BLOCK: That trajectory that you talked about is pretty outstanding, 4.6 billion cans of Red Bull sold worldwide in 2011. You actually met Mr. Mateschitz at his headquarters in Austria. He doesn't give a lot of interviews, but he did talk to you. What did he say about how that success came about?

MCDONALD: He insists that this is a drink that, quote, "improves performance," whatever that actually means. And in making that insistence, he put a premium price on it. A Red Bull is about two bucks a can, you know, which is four or five times what you pay for a Coca Cola in a grocery store. And I asked him, I said, what gave you the brass to put a premium price on it out of the gate?

And he looked back at me all deadpan and he said, how would people know it was a premium product if it didn't have a premium price? You know, from the very beginning, they associated with extreme sports, which I think was an under-exploited part of the athletic and sort of visual television universe and sort of latched on to a whole philosophy of, you know, mind the pun here, it is Red Bull, but take a bull by the horns.

And it's been that way for 25 years. And the kinds of events and spectacles they put on have just increased in their extravagance.

BLOCK: This is a company that is not without controversy, right? You wrote in your profile about incidents where there were deaths that people thought might have been associated with consuming Red Bull along with alcohol. How did the company handle that?

MCDONALD: You know, it's interesting, someone dancing at a rave all night and having, you know, five Red Bull and vodkas and passing out from dehydration, you know, whose fault is it? It's certainly not Red Bull's. You know, if they had vodka tonics, are you going to go sue Schweppes for selling the tonic? I asked him about that and he said, none of this has to do with us.

And on the other hand, though, we didn't go out and seek to quash the controversy because as a brand guy he said despite the tragedy - and he did not make light of that at all, it was just more of the same.

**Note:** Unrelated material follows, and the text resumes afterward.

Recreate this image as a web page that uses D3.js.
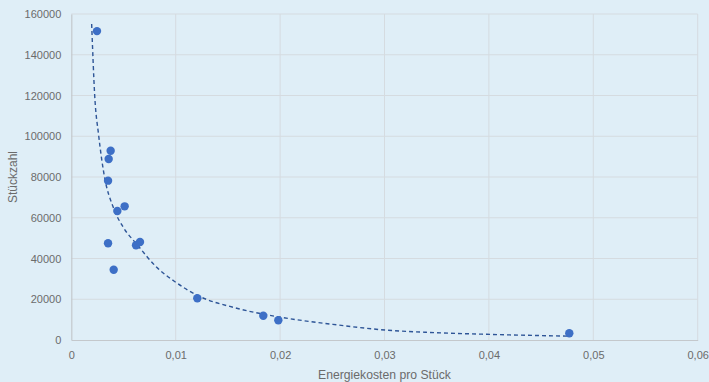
<!DOCTYPE html>
<html><head><meta charset="utf-8">
<script src="https://cdn.jsdelivr.net/npm/d3@7"></script>
<style>
html,body{margin:0;padding:0;background:#dfeef7;}
svg{display:block;}
text{font-family:"Liberation Sans",Arial,sans-serif;fill:#6b6b6b;}
</style></head>
<body><svg id="c" width="709" height="382"></svg>
<script>
// Data
const energyCost = [0.00246,0.00377,0.00358,0.00352,0.00441,0.00511,0.00352,0.00406,0.0062,0.00658,0.01207,0.01839,0.01983,0.0477];
const units      = [151600,92900,88800,78200,63300,65600,47500,34500,46500,48100,20500,11900,9700,3300];
// dashed trendline as drawn in the reference
const trendX = [0.00195,0.00224,0.00262,0.00313,0.00402,0.00498,0.00626,0.00818,0.00993,0.0120,0.01584,0.01967,0.02478,0.03005,0.0340,0.0398,0.0475];
const trendY = [155100,120100,100500,81500,65100,55300,47100,35700,28600,22100,15600,11500,7850,4900,3780,2800,1900];
const xTicks = [0,0.01,0.02,0.03,0.04,0.05,0.06];
const yTicks = [0,20000,40000,60000,80000,100000,120000,140000,160000];
const xTitle = "Energiekosten pro Stück";
const yTitle = "Stückzahl";

const svg = d3.select("#c");
const x = d3.scaleLinear().domain([0,0.06]).range([71.3,697.7]);
const y = d3.scaleLinear().domain([0,160000]).range([340,14]);
const de = d3.formatLocale({decimal:",",thousands:".",grouping:[3],currency:["","€"]});
const fx = d => d===0 ? "0" : de.format(".2f")(d);

// gridlines
svg.append("g").selectAll("line").data(yTicks.filter(d=>d>0)).join("line")
  .attr("x1",x(0)).attr("x2",x(0.06)).attr("y1",d=>y(d)).attr("y2",d=>y(d))
  .attr("stroke","#d5dbe0").attr("stroke-width",1);
svg.append("g").selectAll("line").data(xTicks.filter(d=>d>0)).join("line")
  .attr("x1",d=>x(d)).attr("x2",d=>x(d)).attr("y1",y(0)).attr("y2",y(160000))
  .attr("stroke","#d5dbe0").attr("stroke-width",1);

// axes
const xa = svg.append("g").attr("transform",`translate(0,${y(0)})`)
  .call(d3.axisBottom(x).tickValues(xTicks).tickFormat(fx).tickSize(0).tickPadding(11));
const ya = svg.append("g").attr("transform",`translate(${x(0)},0)`)
  .call(d3.axisLeft(y).tickValues(yTicks).tickFormat(d3.format("d")).tickSize(0).tickPadding(10));
[xa,ya].forEach(a=>{
  a.select(".domain").attr("stroke","#c4c8cc").attr("stroke-width",1.2);
  a.selectAll("text").attr("font-size","11px").attr("fill","#717171")
   .style("font-family","'Liberation Sans',Arial,sans-serif");
});

// trendline
const pts = trendX.map((d,i)=>[d,trendY[i]]);
svg.append("path").datum(pts)
  .attr("d",d3.line().x(d=>x(d[0])).y(d=>y(d[1])).curve(d3.curveMonotoneX))
  .attr("fill","none").attr("stroke","#2e5597").attr("stroke-width",1.4)
  .attr("stroke-dasharray","4,3");

// points
svg.append("g").selectAll("circle").data(energyCost.map((d,i)=>[d,units[i]])).join("circle")
  .attr("cx",d=>x(d[0])).attr("cy",d=>y(d[1])).attr("r",4.2).attr("fill","#3d6fc6");

// titles
svg.append("text").attr("x",(x(0)+x(0.06))/2).attr("y",378.5).attr("text-anchor","middle")
  .attr("font-size","12.2px").attr("fill","#6b6b6b").text(xTitle);
svg.append("text").attr("transform",`translate(17,${(y(0)+y(160000))/2}) rotate(-90)`)
  .attr("text-anchor","middle").attr("font-size","12px").attr("fill","#6b6b6b").text(yTitle);
</script></body></html>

It was, what is this drink that everyone is talking about?

BLOCK: Must be the any publicity is good publicity theory?

MCDONALD: Yeah, exactly.

BLOCK: You know, this company has managed to be extremely successful marketing a product that - I say this on a basis of one test case today as I prepared for this interview - is pretty awful. I say that with pure journalistic integrity. But a product that has some taste challenges, let's say, to be polite. How does this happen?

MCDONALD: First of all, let me just say it's an acquired taste. I love my diet Red Bull.

BLOCK: You do?

MCDONALD: Oh, I also love Listerine, though. And, you know, I think they're not unrelated. I did ask him that when I met him. I said, you could've made it taste better. And he just looked at me sort of with a queer-less look and he's like, Duff, it's not about the taste, which is hilarious for someone who's selling something that you open up a can and put in your mouth, but...

BLOCK: A little counterintuitive.

MCDONALD: Yeah, it' counterintuitive, but it was consistent with this idea that what we're doing here is improving your performance. And if that's your goal, what should it matter to you what it tastes like.

BLOCK: That's Duff McDonald. His profile on Dietrich Mateschitz in Bloomberg Business Week last year is titled, "Red Bull's Billionaire Maniac." Duff McDonald, thanks so much.